Detection of CH$_3$C$_3$N in Titan's Atmosphere

TL;DR

This study reports the first spectroscopic detection of methylcyanoacetylene (CH₃C₃N) in Titan's atmosphere using ALMA, providing new insights into its organic chemistry and atmospheric composition.

Contribution

The paper presents the first detection of CH₃C₃N in Titan's atmosphere via ALMA, constraining its abundance and informing chemical pathways, which advances understanding of Titan's organic chemistry.

Findings

Detected CH₃C₃N in Titan's atmosphere through ALMA observations.

Derived the column density of CH₃C₃N as (3.8-5.7)×10¹² cm⁻².
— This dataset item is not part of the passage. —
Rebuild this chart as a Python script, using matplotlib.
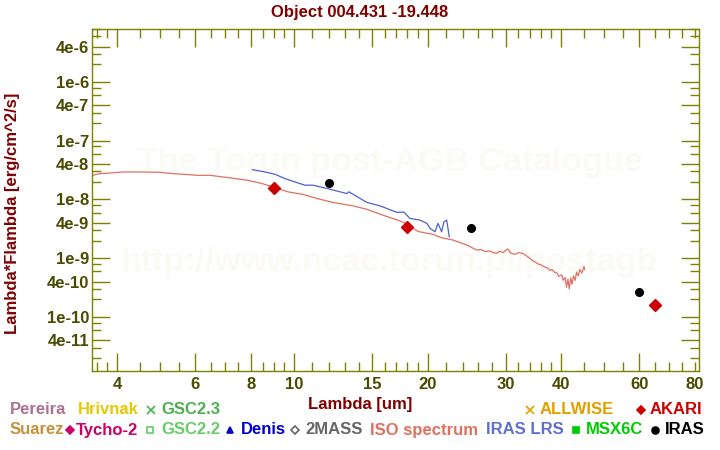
import matplotlib
matplotlib.use("Agg")
import matplotlib.pyplot as plt
from matplotlib.lines import Line2D

# ---------------- data ----------------
iso_wl = [3.52, 3.66, 3.85, 4.12, 4.50, 4.99, 5.34, 5.62, 6.05, 6.47, 6.74, 7.10,
          7.88, 8.47, 9.06, 9.69, 10.48, 11.27, 12.24, 13.58, 14.60, 15.87, 17.06,
          17.97, 19.03, 20.56, 21.51, 22.81, 24.49, 25.79,
          26.4, 27.0, 27.6, 28.1, 28.6, 29.1, 29.6, 30.0, 30.3, 30.8, 31.5, 32.0,
          32.8, 33.3, 33.7, 34.1, 34.5, 35.0, 35.4, 35.9, 36.3, 36.8, 37.3, 37.7,
          38.1, 38.6, 39.1, 39.5, 40.1, 40.4, 40.8, 41.1, 41.4, 41.7, 42.0, 42.3,
          42.6, 43.0, 43.3, 43.7, 44.0, 44.5, 45.0, 45.2]
iso_flux = [2.58e-8, 2.76e-8, 2.82e-8, 2.94e-8, 2.94e-8, 2.90e-8, 2.76e-8, 2.69e-8,
            2.58e-8, 2.58e-8, 2.48e-8, 2.36e-8, 2.12e-8, 1.87e-8, 1.60e-8, 1.35e-8,
            1.22e-8, 1.04e-8, 8.9e-9, 7.8e-9, 6.8e-9, 5.4e-9, 4.5e-9, 3.85e-9,
            2.85e-9, 2.55e-9, 2.23e-9, 2.04e-9, 1.68e-9, 1.38e-9,
            1.40e-9, 1.30e-9, 1.33e-9, 1.24e-9, 1.22e-9, 1.31e-9, 1.25e-9, 1.36e-9,
            1.44e-9, 1.22e-9, 1.16e-9, 1.25e-9, 1.20e-9, 1.12e-9, 1.04e-9, 0.98e-9,
            0.90e-9, 0.86e-9, 0.80e-9, 0.78e-9, 0.74e-9, 0.70e-9, 0.68e-9, 0.62e-9,
            0.64e-9, 0.58e-9, 0.56e-9, 0.49e-9, 0.52e-9, 0.42e-9, 0.47e-9, 0.32e-9,
            0.44e-9, 0.30e-9, 0.46e-9, 0.36e-9, 0.50e-9, 0.42e-9, 0.58e-9, 0.50e-9,
            0.64e-9, 0.56e-9, 0.72e-9, 0.64e-9]

lrs_wl = [8.06, 8.61, 9.06, 9.54, 10.05, 10.59, 11.04, 11.87, 13.16, 13.3, 14.60,
          15.62, 17.06, 17.69, 18.25, 19.22, 19.93, 20.25, 20.78, 21.11, 21.51,
          21.77, 22.08, 22.38]
lrs_flux = [3.22e-8, 2.94e-8, 2.69e-8, 2.27e-8, 1.99e-8, 1.75e-8, 1.75e-8, 1.54e-8,
            1.26e-8, 1.35e-8, 8.9e-9, 7.8e-9, 6.03e-9, 6.1e-9, 4.76e-9, 4.46e-9,
            3.92e-9, 3.22e-9, 2.82e-9, 3.92e-9, 2.82e-9, 4.17e-9, 4.46e-9, 2.32e-9]

iras_wl = [12, 25, 60]
iras_flux = [1.94e-8, 3.22e-9, 2.7e-10]

akari_wl = [9, 18, 65]
akari_flux = [1.57e-8, 3.35e-9, 1.62e-10]

x_major = [4, 6, 8, 10, 15, 20, 30, 40, 60]
x_minor = [3.6, 3.8, 4.5, 5, 5.5, 6.5, 7, 7.5, 8.5, 9, 9.5, 11, 12, 13, 14, 16, 17,
           18, 19, 22, 24, 26, 28, 32, 34, 36, 38, 45, 50, 55, 65, 70, 75, 80]
y_major = [4e-11, 1e-10, 4e-10, 1e-9, 4e-9, 1e-8, 4e-8, 1e-7, 4e-7, 1e-6, 4e-6]
y_major_labels = ["4e-11", "1e-10", "4e-10", "1e-9", "4e-9", "1e-8", "4e-8",
                  "1e-7", "4e-7", "1e-6", "4e-6"]
y_minor = [m * 10.0 ** e for e in range(-11, -5) for m in (2, 3, 6, 8)]

legend_row1 = [("Pereira", "#b07090", None), ("Hrivnak", "#e8c800", None),
               ("GSC2.3", "#4caf50", "x"), ("ALLWISE", "#e0a000", "x"),
               ("AKARI", "#d00000", "D")]
legend_row2 = [("Suarez", "#c8903c", None), ("Tycho-2", "#cc0066", "D"),
               ("GSC2.2", "#66cc66", "s_open"), ("Denis", "#0000cc", "^"),
               ("2MASS", "#666666", "D_open"), ("ISO spectrum", "#e07060", None),
               ("IRAS LRS", "#6070d0", None), ("MSX6C", "#00cc00", "s"),
               ("IRAS", "#000000", "o")]

# ---------------- style ----------------
plt.rcParams['font.family'] = ['Liberation Sans', 'DejaVu Sans']
OLIVE = "#808000"
TICKC = "#4a4a00"
DRED = "#800000"

fig = plt.figure(figsize=(7.2, 4.5), dpi=100)
W, H = 720.0, 450.0
ax = fig.add_axes([92 / W, 1 - 371 / H, (699 - 92) / W, (371 - 29) / H])

# watermark
ax.text(0.49, 1 - (163 - 29) / 342.0, "The Torun post-AGB Catalogue", transform=ax.transAxes,
        ha="center", va="center", fontsize=24.5, fontweight="bold", color="#fbfaf5", zorder=0)
ax.text(0.49, 1 - (262 - 29) / 342.0, "http://www.ncac.torun.pl/postagb", transform=ax.transAxes,
        ha="center", va="center", fontsize=24.5, fontweight="bold", color="#fbfaf5", zorder=0)

ax.plot(iso_wl, iso_flux, color="#e07060", lw=0.9, zorder=2)
ax.plot(lrs_wl, lrs_flux, color="#5060d0", lw=0.9, zorder=3)
ax.plot(iras_wl, iras_flux, "o", color="black", ms=5.5, zorder=4, ls="none")
ax.plot(akari_wl, akari_flux, "D", color="#cc0000", ms=6, zorder=4, ls="none")

ax.set_xscale("log")
ax.set_yscale("log")
ax.set_xlim(3.51, 81.7)
ax.set_ylim(1.2e-11, 7.6e-6)

ax.set_xticks(x_major, labels=[str(v) for v in x_major])
ax.set_xticks(x_minor, labels=["80" if v == 80 else "" for v in x_minor], minor=True)
ax.set_yticks(y_major, labels=y_major_labels)
ax.set_yticks(y_minor, labels=["" for _ in y_minor], minor=True)

ax.tick_params(which="both", direction="in", top=True, right=True, color=OLIVE,
               width=1.0, labelcolor=TICKC, labelsize=12)
ax.tick_params(which="major", length=13)
ax.tick_params(which="minor", length=6.5)
ax.tick_params(axis="x", which="both", pad=4)
ax.tick_params(axis="y", which="both", pad=2)
for lab in ax.get_xticklabels(which="both") + ax.get_yticklabels(which="both"):
    lab.set_fontweight("bold")
for s in ax.spines.values():
    s.set_color(OLIVE)
    s.set_linewidth(1.0)

# titles
fig.text(360 / W, 1 - 12 / H, "Object 004.431 -19.448", ha="center", va="center",
         fontsize=12, fontweight="bold", color=DRED)
fig.text(360 / W, 1 - 405 / H, "Lambda [um]", ha="center", va="center",
         fontsize=12, fontweight="bold", color=DRED)
fig.text(13 / W, 1 - 213 / H, "Lambda*Flambda [erg/cm^2/s]", ha="center", va="center",
         rotation=90, fontsize=12, fontweight="bold", color=DRED)

# legend
row1_pos = [(None, 10), (None, 78), (151, 161), (530, 540), (641, 650)]
row2_pos = [(None, 10), (70, 76), (150, 161), (230, 241), (295, 305), (None, 370),
            (None, 486), (576, 586), (655, 665)]


def draw_row(items, positions, ypix):
    yf = 1 - ypix / H
    for (label, col, mk), (mx, tx) in zip(items, positions):
        if mk is not None:
            face = col
            m = mk
            ms = 5
            if mk.endswith("_open"):
                m = mk.split("_")[0]
                face = "none"
            if m == "x":
                ms = 5.5
            if m == "D":
                ms = 4.5
            fig.add_artist(Line2D([mx / W], [yf], marker=m, color=col, mfc=face,
                                  mec=col, ms=ms, mew=1.2, ls="none"))
        fig.text(tx / W, yf, label, ha="left", va="center", fontsize=12,
                 fontweight="bold", color=col)


draw_row(legend_row1, row1_pos, 410)
draw_row(legend_row2, row2_pos, 430)

fig.savefig("out.png", dpi=100)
CH₃C₃N is the heaviest polar molecule spectroscopically identified in Titan's atmosphere.

Abstract

Titan harbors a dense, organic-rich atmosphere primarily composed of N$_2$ and CH$_4$, with lesser amounts of hydrocarbons and nitrogen-bearing species. As a result of high sensitivity observations by the Atacama Large Millimeter/submillimeter Array (ALMA) in Band 6 ($\sim$230-272 GHz), we obtained the first spectroscopic detection of CH$_3$C$_3$N (methylcyanoacetylene or cyanopropyne) in Titan's atmosphere through the observation of seven transitions in the $J = 64\rightarrow63$ and $J = 62\rightarrow61$ rotational bands. The presence of CH$_3$C$_3$N on Titan was suggested by the Cassini Ion and Neutral Mass Spectrometer detection of its protonated form: C$_4$H$_3$NH$^+$, but the atmospheric abundance of the associated (deprotonated) neutral product is not well constrained due to the lack of appropriate laboratory reaction data. Here, we derive the column density of CH$_3$C$_3$N to be (3.8-5.7)$\times10^{12}$ cm$^{-2}$ based on radiative transfer models sensitive to altitudes above 400 km Titan's middle atmosphere. When compared with laboratory and photochemical model results, the detection of methylcyanoacetylene provides important constraints for the determination of the associated production pathways (such as those involving CN, CCN, and hydrocarbons), and reaction rate coefficients. These results also further demonstrate the importance of ALMA and (sub)millimeter spectroscopy for future investigations of Titan's organic inventory and atmospheric chemistry, as CH$_3$C$_3$N marks the heaviest polar molecule detected spectroscopically in Titan's atmosphere to date.